On 19 September 2012, the Norton Rose Construction and Engineering team presented a breakfast briefing titled: “Financial Distress in Construction Projects: What happens when the wheels fall off?” 

This briefing identified the warnings signs of insolvency, what steps parties can take to minimise exposure, how best to respond to a party’s insolvency and the options available to prevent insolvency in the first place.

Following the collapse of hundreds of construction companies in Australia, the NSW Government has now released a Discussion and Issues Paper Inquiry into Construction Industry Insolvency in NSW (Issues Paper) in an attempt to address and protect the interests of subcontractors in the construction industry. 

The Issues Paper follows an annual report of corporate insolvencies released by ASIC in September 2012, ‘Insolvency statistics: External administrators’ reports 1 July 2011- 30 June 2012 ’.  These statistics confirmed that the construction industry had sustained the single highest number of insolvencies for the financial year 2011-12, with the construction industry accounting for 22.1% of the more than 10,000 insolvencies that occurred across Australia.

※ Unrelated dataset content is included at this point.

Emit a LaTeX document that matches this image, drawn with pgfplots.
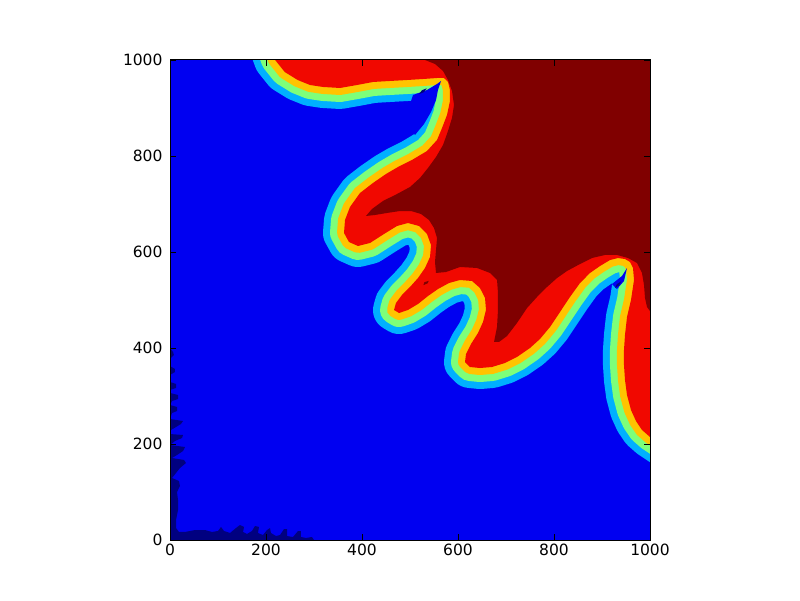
\documentclass[border=0pt]{standalone}
\usepackage{fontspec}
\setmainfont{DejaVu Sans}
\usepackage{pgfplots}
\usepackage{pgfplotstable}
\pgfplotsset{compat=1.18}

% jet colours of the filled contour levels (under, 0.1 ... 0.9, over)
\definecolor{jetunder}{RGB}{0,0,128}
\definecolor{jetA}{RGB}{0,0,241}
\definecolor{jetB}{RGB}{0,176,255}
\definecolor{jetC}{RGB}{125,255,122}
\definecolor{jetD}{RGB}{255,196,0}
\definecolor{jetE}{RGB}{241,8,0}
\definecolor{jetover}{RGB}{128,0,0}

% edge between the yellow and the red level (closed far outside the axis)
\pgfplotstableread{
x y
192 1074
219 1000
239 975
266 958.3
291.7 947.9
318.8 943.8
354.2 941.7
389.6 947.9
422.9 954.2
458.3 956.3
493.8 958.3
527.1 960.4
556.3 962.5
570.8 962.5
579.2 954.2
583.3 937.5
583.3 914.6
577.1 885.4
566.7 858.3
556.3 833.3
535.4 810.4
504.2 791.7
475 777.1
450 762.5
422.9 743.8
395.8 722.9
375 693.8
364.6 666.7
362.5 639.6
372.9 620.8
391.7 612.5
416.7 618.8
445.8 637.5
472.9 654.2
495.8 660.4
518.8 654.2
535.4 637.5
543.8 614.6
541.7 589.6
531.3 566.7
516.7 545.8
500 527.1
483.3 510.4
470.8 493.8
466.7 479.2
477.1 472.9
495.8 479.2
516.7 491.7
537.5 508.3
558.3 522.9
581.3 535.4
604.2 541.7
629.2 539.6
645.8 525
656.3 504.2
658.3 479.2
652.1 454.2
641.7 431.3
627.1 408.3
616.7 387.5
614.6 370.8
625 360.4
645.8 358.3
670.8 360.4
697.9 368.8
722.9 381.3
750 400
770.8 418.8
791.7 443.8
812.5 475
833.3 506.3
854.2 535.4
875 556.3
895.8 570.8
916.7 583.3
933.3 587.5
947.9 585.4
958.3 579.2
964.6 566.7
966.7 541.7
960.4 500
952.1 464.6
947.9 427.1
945.8 395.8
945.8 364.6
947.9 333.3
952.1 302.1
960.4 270.8
970.8 247.9
983.3 229.2
1000 214.6
1025 197.9
1300 197.9
1300 1300
100 1300
}\redT

% edge of the top level
\pgfplotstableread{
x y
520 1100
531.3 1000
552.1 991.7
568.8 977.1
579.2 958.3
587.5 935.4
591.7 906.3
587.5 879.2
579.2 852.1
568.8 822.9
554.2 797.9
537.5 775
520.8 754.2
500 735.4
472.9 720.8
443.8 706.3
420.8 689.6
408.3 675
427.1 677.1
452.1 681.3
479.2 685.4
502.1 685.4
522.9 679.2
539.6 666.7
550 650
556.3 629.2
554.2 604.2
552.1 579.2
554.2 556.3
575 558.3
604.2 568.8
639.6 566.7
666.7 556.3
681.3 541.7
683.3 514.6
683.3 479.2
681.3 443.8
675 412.5
685.4 412.5
702.1 425
722.9 452.1
743.8 483.3
764.6 506.3
785.4 527.1
806.3 545.8
827.1 560.4
854.2 575
879.2 587.5
906.3 593.8
931.3 593.8
954.2 587.5
972.9 577.1
983.3 556.3
987.5 531.3
989.6 504.2
993.8 485.4
1005 470
1300 470
1300 1300
520 1300
}\overT

% lowest level along the left and bottom edges
\pgfplotstableread{
x y
0 400
6.25 391.7
8.3 385.4
2.1 379.2
0 362.5
10.4 356.25
10.4 350
0 343.75
0 329.2
12.5 325
12.5 316.7
0 312.5
0 306.25
16.7 302.1
16.7 293.75
4.2 289.6
0 281.25
14.6 277.1
14.6 268.75
4.2 264.6
0 252.1
27.1 247.9
22.9 241.7
12.5 235.4
2.1 229.2
0 220.8
27.1 218.75
25 212.5
10.4 206.25
0 197.9
31.25 193.75
27.1 185.4
14.6 177.1
4.2 170.8
29.2 166.7
33.3 160.4
20.8 150
12.5 139.6
4.2 129.2
18.75 122.9
20.8 112.5
14.6 100
16.7 83.3
16.7 62.5
12.5 41.7
12.5 25
18.75 16.7
31.25 16.7
52.1 20.8
72.9 20.8
87.5 16.7
100 18.75
106.25 27.1
112.5 18.75
125 14.6
137.5 25
145.8 31.25
154.2 27.1
152.1 16.7
160.4 12.5
170.8 18.75
177.1 29.2
185.4 27.1
183.3 14.6
193.75 10.4
202.1 20.8
208.3 25
210.4 14.6
220.8 8.3
229.2 10.4
237.5 22.9
243.75 22.9
243.75 8.3
256.25 6.25
266.7 18.75
272.9 18.75
272.9 6.25
283.3 4.2
295.8 6.25
300 0
-10 -10
-10 400
}\underT

% blue wedges that reach into the two tips
\pgfplotstableread{
x y
506.25 927.1
535.4 937.5
556.25 950
564.6 956.25
558.3 937.5
554.2 916.7
543.75 891.7
529.2 866.7
510.4 843.75
489.6 875
}\wedgeA

\pgfplotstableread{
x y
952.1 566.7
941.7 550
920.8 533.3
931.25 522.9
945.8 539.6
}\wedgeB

\pgfplotstableread{
x y
519 929
529 933
535 941
525 937
}\dotA

\pgfplotstableread{
x y
927 525
936 531
940 539
931 533
}\dotB

\pgfplotstableread{
x y
528 531
537 535
539 540
530 537
}\dotC

\begin{document}
\begin{tikzpicture}
\path[use as bounding box] (0pt,0pt) rectangle (800pt,600pt);
\begin{axis}[
    at={(170pt,60pt)}, anchor=south west,
    width=480pt, height=480pt, scale only axis,
    xmin=0, xmax=1000, ymin=0, ymax=1000,
    xtick={0,200,...,1000}, ytick={0,200,...,1000},
    tick align=inside, tick pos=both,
    major tick length=6pt,
    tick style={black, line width=0.8pt},
    axis line style={black, line width=1pt},
    axis on top,
    no markers,
    axis background/.style={fill=jetA},
    ticklabel style={font=\fontsize{15.5}{18}\selectfont},
    yticklabel style={xshift=-4pt},
    /pgf/number format/assume math mode=true,
    /pgf/number format/1000 sep={},
]
\addplot[draw=none, fill=jetunder] table {\underT};

% the three bands below the red level
\addplot[jetB, line width=42pt, line join=round, line cap=round] table {\redT};
\addplot[jetC, line width=28pt, line join=round, line cap=round] table {\redT};
\addplot[jetD, line width=14pt, line join=round, line cap=round] table {\redT};

\addplot[draw=none, fill=jetA] table {\wedgeA};
\addplot[draw=none, fill=jetA] table {\wedgeB};
\addplot[draw=none, fill=jetunder] table {\dotA};
\addplot[draw=none, fill=jetunder] table {\dotB};

\addplot[draw=none, fill=jetE] table {\redT};
\addplot[draw=none, fill=jetover] table {\overT};
\addplot[draw=none, fill=jetover] table {\dotC};
\end{axis}
\end{tikzpicture}
\end{document}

The Issues Paper addresses a wide range of issues affecting the construction industry in NSW.  Some of those key issues are as follows:

  • The extent and cause of insolvency in the construction industry in NSW – the two most common forms of business failure recorded by ASIC are poor strategic management of the business and inadequate cash flow or high cash use.
  • The effectiveness of trust arrangements in protecting subcontractor payments retained by a lead contractor or principal – construction trust fund provisions are considered as a potential protection that can be mandated in all construction contracts.  The Inquiry examined the statutory trust provisions in Ontario, Canada and the UK concept of Project Bank Accounts as example models for NSW legislative reform.
  • The options available for improving the priority given to unsecured creditors where the debt results from a subcontracting relationship – the Inquiry does not presently favour an amendments to the Corporations Act 2001 (Cth) so as to give unpaid subcontractors a preferred position in the ranks of creditors in an insolvency.
  • The opportunities available to simplify the debt collection processes – the Inquiry considered the establishment of a mechanism similar to the Consumer Trader and Tenancy Tribunal (CTTT) to provide a quick and efficient means of resolving such dispute.  It also considered the adoption of a legislative framework for prompt payment provisions.